JOB.
Select and copy out every line in the records containing "image".

[start of SUPPLIED RECORDS]

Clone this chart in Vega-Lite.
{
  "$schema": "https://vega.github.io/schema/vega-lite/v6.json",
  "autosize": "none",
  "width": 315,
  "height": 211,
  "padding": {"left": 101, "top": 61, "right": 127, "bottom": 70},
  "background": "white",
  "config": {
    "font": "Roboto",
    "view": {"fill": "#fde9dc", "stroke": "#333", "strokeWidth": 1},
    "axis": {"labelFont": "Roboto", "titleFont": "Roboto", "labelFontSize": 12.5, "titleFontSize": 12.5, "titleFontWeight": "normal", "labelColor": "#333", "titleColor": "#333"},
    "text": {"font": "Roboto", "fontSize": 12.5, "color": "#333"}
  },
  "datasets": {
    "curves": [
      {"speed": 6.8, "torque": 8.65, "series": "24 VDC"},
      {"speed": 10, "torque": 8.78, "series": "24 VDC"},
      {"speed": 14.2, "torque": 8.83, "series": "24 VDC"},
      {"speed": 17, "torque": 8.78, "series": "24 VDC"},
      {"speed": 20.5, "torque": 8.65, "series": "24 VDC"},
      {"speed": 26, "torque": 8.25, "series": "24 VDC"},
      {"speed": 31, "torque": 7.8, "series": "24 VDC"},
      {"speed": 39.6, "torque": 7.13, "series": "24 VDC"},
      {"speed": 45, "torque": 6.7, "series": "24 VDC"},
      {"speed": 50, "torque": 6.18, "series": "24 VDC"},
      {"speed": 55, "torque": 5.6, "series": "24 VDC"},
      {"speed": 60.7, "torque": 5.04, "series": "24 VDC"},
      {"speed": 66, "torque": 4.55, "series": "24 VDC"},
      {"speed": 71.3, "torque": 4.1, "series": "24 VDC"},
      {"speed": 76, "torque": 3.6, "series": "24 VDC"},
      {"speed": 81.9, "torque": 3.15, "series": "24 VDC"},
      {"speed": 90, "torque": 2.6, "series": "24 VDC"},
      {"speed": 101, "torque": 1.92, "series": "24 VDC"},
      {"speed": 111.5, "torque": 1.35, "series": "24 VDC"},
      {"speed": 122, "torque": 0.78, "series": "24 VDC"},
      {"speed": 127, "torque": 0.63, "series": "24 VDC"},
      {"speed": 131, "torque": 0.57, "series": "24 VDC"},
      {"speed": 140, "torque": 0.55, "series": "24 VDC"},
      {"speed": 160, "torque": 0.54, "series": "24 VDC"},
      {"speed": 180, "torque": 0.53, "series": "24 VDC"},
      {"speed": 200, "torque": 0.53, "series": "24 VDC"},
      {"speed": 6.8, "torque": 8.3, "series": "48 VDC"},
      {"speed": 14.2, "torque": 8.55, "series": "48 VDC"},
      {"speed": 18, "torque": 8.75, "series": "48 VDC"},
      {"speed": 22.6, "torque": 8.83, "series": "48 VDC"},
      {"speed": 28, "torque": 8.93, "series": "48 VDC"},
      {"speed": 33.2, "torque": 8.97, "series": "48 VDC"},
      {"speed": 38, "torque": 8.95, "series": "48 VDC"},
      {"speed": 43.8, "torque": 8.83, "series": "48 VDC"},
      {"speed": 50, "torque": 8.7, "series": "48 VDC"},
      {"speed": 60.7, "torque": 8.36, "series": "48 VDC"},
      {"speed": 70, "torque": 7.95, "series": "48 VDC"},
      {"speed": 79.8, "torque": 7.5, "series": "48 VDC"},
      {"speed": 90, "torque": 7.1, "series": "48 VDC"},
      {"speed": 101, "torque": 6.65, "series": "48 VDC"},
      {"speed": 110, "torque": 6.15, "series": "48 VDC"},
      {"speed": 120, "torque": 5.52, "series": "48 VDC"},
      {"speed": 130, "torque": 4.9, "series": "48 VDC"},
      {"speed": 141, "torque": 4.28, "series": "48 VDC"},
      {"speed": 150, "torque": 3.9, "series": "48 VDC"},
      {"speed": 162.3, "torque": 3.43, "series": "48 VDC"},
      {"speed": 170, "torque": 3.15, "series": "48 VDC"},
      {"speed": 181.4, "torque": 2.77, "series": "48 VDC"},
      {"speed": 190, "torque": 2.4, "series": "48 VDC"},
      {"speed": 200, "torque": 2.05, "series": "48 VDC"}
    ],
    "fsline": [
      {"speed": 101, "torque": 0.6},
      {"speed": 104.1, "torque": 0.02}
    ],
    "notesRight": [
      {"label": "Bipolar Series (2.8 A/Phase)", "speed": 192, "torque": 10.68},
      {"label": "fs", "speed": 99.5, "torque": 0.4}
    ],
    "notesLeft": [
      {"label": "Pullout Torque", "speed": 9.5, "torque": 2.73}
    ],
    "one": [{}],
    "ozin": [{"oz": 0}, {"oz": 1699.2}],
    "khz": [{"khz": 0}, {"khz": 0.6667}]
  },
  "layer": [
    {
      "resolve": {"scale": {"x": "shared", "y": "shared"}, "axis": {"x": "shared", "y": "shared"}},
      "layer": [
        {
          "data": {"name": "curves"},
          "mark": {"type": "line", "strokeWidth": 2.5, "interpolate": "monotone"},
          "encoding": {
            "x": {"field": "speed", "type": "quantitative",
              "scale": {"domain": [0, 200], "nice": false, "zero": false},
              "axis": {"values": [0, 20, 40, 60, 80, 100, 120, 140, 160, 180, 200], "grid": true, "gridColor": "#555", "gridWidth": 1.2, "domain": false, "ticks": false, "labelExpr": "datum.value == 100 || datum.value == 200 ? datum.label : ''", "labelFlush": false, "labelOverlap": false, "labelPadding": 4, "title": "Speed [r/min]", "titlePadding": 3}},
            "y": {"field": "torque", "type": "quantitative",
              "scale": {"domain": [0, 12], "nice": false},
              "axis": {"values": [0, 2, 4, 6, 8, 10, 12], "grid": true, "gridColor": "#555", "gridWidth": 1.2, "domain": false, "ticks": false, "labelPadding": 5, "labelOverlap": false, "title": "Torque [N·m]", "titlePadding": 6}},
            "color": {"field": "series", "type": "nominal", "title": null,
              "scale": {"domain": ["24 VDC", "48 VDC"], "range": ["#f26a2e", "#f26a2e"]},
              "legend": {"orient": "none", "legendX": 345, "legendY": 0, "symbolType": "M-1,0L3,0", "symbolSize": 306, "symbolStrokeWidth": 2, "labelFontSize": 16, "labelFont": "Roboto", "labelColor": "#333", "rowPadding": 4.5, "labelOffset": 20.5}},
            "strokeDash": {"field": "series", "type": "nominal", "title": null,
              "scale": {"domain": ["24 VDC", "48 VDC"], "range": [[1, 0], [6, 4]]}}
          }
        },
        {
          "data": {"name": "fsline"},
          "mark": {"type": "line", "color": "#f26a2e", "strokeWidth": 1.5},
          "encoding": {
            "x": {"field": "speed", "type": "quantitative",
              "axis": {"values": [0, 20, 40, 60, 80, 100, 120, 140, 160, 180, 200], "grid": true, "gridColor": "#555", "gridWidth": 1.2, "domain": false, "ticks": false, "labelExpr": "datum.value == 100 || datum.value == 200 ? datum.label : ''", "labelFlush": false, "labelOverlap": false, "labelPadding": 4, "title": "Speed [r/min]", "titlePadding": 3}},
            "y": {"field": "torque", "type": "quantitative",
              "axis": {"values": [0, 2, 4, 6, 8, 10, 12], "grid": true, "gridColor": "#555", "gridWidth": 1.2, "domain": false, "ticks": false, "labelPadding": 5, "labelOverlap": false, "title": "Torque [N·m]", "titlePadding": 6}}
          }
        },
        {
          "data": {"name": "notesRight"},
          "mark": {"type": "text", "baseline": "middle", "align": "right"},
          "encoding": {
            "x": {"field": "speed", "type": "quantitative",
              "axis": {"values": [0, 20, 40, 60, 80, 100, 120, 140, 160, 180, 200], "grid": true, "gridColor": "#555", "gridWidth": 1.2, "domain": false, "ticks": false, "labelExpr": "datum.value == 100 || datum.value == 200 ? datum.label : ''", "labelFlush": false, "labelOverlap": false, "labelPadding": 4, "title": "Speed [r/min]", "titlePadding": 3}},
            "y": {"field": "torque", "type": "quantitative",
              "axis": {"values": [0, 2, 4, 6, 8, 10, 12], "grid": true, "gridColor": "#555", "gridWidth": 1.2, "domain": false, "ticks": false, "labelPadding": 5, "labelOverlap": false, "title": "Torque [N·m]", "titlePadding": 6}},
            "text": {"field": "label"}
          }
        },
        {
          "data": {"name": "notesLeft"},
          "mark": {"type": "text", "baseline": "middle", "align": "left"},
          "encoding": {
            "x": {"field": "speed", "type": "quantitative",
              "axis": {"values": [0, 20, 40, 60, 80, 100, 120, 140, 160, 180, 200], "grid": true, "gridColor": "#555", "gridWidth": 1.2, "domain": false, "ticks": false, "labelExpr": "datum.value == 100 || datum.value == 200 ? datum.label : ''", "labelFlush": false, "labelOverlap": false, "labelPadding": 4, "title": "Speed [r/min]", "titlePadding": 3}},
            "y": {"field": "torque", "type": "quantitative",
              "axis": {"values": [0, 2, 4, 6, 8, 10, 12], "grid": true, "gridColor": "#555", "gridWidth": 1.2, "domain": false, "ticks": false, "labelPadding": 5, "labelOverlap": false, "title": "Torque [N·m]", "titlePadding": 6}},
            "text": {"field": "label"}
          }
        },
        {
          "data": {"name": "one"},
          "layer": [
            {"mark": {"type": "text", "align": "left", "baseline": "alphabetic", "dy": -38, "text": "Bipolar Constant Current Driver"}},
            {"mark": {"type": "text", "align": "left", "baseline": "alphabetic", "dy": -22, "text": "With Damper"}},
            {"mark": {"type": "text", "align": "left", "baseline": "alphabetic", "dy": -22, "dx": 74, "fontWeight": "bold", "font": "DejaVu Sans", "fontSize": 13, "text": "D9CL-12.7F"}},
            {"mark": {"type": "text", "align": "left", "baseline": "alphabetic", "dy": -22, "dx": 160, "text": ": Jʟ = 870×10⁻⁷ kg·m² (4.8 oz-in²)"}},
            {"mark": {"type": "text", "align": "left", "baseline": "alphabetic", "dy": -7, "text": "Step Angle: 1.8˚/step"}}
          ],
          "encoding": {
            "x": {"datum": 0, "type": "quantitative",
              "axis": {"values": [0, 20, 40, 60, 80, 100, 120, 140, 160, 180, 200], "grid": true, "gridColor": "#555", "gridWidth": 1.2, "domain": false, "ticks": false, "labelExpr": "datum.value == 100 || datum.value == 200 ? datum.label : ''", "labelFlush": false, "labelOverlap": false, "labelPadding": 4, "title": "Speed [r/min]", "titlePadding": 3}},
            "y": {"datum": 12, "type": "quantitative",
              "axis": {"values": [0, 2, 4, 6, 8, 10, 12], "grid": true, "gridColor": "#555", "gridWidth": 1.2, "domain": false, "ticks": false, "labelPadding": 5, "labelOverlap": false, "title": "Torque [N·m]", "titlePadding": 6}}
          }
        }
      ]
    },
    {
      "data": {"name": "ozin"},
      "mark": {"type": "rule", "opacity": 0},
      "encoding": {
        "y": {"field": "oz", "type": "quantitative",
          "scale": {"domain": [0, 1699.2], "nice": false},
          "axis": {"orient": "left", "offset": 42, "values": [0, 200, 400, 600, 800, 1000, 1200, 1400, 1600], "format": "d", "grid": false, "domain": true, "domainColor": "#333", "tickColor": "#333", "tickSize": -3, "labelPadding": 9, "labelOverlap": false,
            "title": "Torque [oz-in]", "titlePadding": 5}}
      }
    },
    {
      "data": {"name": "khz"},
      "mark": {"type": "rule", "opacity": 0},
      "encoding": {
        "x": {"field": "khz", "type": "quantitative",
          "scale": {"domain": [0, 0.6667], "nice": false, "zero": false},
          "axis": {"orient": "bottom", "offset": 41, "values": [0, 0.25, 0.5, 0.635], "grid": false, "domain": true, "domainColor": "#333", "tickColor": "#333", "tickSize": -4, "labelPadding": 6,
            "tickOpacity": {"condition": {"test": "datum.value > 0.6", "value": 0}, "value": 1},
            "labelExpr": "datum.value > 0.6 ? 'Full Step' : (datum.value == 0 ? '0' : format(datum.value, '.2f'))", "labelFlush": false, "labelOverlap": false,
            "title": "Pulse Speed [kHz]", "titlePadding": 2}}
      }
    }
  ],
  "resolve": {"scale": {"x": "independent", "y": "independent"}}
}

[end of SUPPLIED RECORDS]
[start of SUPPLIED RECORDS]

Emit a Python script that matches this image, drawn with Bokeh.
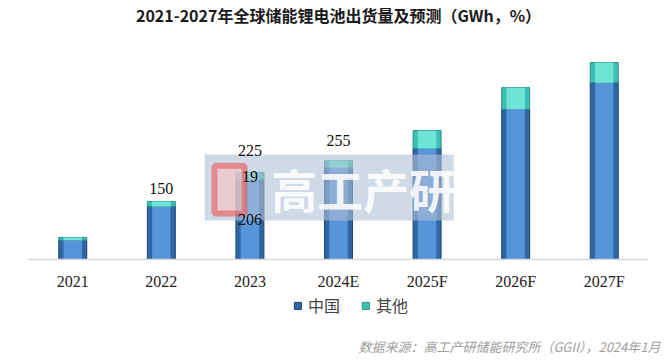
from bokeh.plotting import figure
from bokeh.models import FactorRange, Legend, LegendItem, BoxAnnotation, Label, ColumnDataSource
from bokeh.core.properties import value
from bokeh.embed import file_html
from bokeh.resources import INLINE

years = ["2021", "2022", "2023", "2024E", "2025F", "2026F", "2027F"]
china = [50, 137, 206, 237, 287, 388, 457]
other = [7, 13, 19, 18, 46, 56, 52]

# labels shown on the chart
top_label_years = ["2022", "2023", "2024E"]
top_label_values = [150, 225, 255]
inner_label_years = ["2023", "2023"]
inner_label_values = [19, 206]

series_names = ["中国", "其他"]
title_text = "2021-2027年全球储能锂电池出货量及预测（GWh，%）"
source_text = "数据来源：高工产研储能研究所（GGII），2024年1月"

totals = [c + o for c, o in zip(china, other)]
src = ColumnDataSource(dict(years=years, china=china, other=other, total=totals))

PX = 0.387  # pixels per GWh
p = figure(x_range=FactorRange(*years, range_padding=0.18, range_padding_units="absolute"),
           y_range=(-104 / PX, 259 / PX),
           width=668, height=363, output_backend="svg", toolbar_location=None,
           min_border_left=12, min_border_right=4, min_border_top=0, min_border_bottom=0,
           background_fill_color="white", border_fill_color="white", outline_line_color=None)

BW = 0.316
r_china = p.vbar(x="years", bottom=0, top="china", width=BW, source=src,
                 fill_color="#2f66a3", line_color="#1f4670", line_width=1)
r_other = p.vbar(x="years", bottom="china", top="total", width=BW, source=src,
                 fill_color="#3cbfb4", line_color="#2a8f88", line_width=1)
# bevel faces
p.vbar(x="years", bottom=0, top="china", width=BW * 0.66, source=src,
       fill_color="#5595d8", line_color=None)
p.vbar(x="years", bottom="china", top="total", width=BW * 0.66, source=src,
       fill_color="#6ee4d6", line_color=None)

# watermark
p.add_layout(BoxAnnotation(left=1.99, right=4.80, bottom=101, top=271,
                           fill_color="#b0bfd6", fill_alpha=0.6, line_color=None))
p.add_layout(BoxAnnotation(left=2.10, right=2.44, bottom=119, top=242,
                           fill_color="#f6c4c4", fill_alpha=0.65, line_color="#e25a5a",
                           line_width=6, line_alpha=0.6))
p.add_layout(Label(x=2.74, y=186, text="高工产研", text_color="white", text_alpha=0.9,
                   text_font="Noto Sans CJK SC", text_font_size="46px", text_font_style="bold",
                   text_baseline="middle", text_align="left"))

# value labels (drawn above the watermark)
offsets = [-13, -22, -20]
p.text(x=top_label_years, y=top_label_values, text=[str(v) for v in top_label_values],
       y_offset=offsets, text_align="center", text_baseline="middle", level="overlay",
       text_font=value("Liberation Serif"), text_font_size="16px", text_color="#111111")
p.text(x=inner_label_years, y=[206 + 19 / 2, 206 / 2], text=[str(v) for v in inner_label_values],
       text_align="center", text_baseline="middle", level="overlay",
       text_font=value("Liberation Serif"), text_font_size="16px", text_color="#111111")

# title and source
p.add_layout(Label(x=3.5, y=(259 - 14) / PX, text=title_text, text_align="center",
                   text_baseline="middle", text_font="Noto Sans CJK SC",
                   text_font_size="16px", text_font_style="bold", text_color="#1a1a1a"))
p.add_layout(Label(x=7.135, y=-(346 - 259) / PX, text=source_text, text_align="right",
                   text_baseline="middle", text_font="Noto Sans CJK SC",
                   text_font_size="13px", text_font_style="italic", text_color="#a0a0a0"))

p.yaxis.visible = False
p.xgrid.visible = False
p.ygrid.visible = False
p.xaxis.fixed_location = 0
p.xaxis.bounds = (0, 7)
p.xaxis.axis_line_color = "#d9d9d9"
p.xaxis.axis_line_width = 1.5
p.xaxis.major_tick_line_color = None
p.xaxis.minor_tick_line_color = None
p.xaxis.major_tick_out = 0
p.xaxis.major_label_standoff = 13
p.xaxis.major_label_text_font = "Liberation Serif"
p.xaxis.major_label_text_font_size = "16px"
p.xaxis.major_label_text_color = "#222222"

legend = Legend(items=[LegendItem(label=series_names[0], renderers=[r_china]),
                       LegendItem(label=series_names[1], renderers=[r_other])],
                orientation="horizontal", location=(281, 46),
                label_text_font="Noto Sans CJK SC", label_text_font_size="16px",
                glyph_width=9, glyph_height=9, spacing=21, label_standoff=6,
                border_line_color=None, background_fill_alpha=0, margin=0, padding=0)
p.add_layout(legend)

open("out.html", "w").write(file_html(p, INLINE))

[end of SUPPLIED RECORDS]
[start of SUPPLIED RECORDS]

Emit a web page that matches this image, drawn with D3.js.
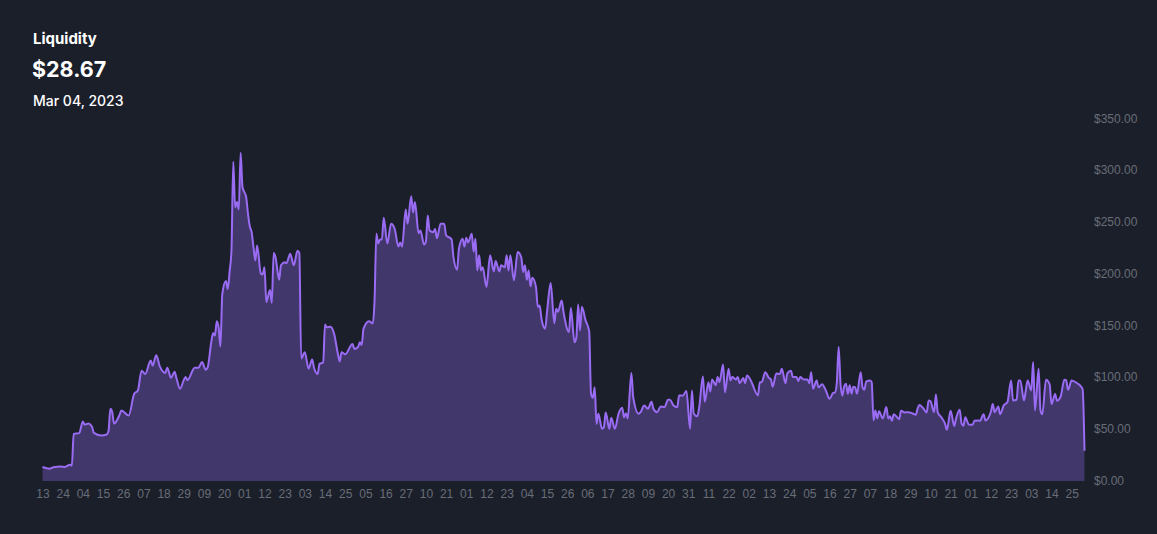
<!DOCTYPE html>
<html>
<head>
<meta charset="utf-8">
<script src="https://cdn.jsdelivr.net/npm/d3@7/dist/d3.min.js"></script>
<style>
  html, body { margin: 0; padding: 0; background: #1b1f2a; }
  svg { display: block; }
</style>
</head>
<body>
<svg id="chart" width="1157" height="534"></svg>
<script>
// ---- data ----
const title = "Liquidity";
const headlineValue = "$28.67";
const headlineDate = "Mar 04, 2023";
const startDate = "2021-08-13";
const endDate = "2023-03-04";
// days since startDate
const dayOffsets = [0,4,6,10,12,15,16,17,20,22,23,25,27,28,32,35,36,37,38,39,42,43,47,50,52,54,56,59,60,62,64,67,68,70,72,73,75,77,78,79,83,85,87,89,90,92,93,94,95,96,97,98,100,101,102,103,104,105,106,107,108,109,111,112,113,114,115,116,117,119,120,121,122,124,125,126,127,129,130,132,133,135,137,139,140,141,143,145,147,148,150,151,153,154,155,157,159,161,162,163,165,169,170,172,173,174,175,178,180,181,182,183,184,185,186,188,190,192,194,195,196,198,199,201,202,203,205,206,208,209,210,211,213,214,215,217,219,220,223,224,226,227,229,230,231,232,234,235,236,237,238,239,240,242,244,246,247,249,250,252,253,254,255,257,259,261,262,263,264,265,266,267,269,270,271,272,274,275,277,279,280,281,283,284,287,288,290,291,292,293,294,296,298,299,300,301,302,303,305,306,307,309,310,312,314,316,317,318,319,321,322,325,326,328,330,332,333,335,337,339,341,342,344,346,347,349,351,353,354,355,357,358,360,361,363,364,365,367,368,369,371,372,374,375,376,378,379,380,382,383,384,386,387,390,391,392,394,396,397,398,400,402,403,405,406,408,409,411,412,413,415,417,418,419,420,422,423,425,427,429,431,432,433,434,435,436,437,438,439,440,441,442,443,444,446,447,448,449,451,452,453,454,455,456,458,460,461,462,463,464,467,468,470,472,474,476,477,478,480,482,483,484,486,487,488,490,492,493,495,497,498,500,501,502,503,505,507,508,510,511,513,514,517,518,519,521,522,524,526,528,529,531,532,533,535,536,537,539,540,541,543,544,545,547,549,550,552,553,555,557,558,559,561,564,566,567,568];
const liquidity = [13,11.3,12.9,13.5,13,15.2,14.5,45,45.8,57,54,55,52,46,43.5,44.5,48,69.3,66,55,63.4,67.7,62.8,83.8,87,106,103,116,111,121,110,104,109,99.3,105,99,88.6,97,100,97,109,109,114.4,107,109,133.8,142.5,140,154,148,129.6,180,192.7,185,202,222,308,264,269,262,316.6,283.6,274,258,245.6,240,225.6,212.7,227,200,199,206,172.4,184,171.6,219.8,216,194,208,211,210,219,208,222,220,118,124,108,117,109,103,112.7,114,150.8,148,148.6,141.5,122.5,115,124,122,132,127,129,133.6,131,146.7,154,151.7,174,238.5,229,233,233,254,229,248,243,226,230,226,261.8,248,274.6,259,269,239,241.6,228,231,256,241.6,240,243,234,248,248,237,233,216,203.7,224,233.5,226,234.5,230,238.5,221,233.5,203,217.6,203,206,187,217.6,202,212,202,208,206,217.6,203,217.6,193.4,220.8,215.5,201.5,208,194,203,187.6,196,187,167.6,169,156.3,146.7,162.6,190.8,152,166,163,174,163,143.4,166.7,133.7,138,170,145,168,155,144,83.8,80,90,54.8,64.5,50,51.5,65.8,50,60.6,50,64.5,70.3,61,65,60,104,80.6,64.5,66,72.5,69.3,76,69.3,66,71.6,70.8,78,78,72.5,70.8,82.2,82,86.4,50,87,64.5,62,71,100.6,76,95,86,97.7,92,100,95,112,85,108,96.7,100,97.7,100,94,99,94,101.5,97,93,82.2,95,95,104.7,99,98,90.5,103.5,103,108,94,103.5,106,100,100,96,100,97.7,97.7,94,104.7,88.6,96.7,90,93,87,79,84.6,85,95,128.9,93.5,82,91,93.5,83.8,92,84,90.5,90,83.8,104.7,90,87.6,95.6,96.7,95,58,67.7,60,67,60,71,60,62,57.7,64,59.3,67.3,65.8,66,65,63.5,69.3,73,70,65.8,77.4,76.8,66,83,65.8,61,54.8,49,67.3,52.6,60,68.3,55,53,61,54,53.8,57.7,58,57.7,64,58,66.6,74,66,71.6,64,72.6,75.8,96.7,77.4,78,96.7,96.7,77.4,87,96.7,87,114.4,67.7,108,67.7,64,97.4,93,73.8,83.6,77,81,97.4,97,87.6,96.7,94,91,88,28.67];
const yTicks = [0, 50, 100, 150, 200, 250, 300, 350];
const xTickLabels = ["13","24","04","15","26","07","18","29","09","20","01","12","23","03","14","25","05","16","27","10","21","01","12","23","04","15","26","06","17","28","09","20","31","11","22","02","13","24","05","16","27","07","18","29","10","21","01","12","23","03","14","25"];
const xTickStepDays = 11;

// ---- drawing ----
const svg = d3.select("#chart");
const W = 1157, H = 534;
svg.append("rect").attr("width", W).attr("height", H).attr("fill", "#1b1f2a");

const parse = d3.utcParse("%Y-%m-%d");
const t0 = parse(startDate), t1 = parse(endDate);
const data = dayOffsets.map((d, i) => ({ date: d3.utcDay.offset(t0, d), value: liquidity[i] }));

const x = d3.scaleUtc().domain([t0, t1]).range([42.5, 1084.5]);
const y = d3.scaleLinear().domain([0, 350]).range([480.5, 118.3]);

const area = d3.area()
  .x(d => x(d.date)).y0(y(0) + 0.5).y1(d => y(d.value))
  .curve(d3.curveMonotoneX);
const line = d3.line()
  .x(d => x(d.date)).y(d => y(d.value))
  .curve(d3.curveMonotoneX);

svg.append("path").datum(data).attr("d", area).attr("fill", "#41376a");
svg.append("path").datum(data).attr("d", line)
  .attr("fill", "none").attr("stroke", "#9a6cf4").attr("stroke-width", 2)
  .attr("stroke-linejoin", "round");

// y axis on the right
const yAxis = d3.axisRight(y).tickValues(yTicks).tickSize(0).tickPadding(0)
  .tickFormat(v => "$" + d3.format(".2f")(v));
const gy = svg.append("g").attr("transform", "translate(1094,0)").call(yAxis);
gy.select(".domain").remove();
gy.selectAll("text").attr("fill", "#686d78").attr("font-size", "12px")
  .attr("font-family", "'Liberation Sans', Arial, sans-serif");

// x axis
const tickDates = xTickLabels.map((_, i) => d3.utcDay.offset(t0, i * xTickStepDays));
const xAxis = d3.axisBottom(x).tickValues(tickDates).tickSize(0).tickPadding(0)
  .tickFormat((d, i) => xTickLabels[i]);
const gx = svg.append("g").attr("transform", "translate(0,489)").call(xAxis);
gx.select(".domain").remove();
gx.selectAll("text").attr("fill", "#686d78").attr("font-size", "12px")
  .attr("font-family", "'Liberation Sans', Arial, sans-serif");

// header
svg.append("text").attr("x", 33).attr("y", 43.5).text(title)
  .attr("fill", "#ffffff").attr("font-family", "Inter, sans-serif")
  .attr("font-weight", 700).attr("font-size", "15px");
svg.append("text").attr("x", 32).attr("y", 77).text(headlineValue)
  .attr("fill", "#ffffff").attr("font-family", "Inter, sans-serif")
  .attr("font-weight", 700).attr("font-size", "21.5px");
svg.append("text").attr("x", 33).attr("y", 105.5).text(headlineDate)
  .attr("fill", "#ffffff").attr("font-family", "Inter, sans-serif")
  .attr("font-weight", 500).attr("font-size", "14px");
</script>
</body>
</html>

[end of SUPPLIED RECORDS]

SOLUTION FOR THIS TASK.
Emit a Python script that matches this image, drawn with Bokeh.
Emit a web page that matches this image, drawn with D3.js.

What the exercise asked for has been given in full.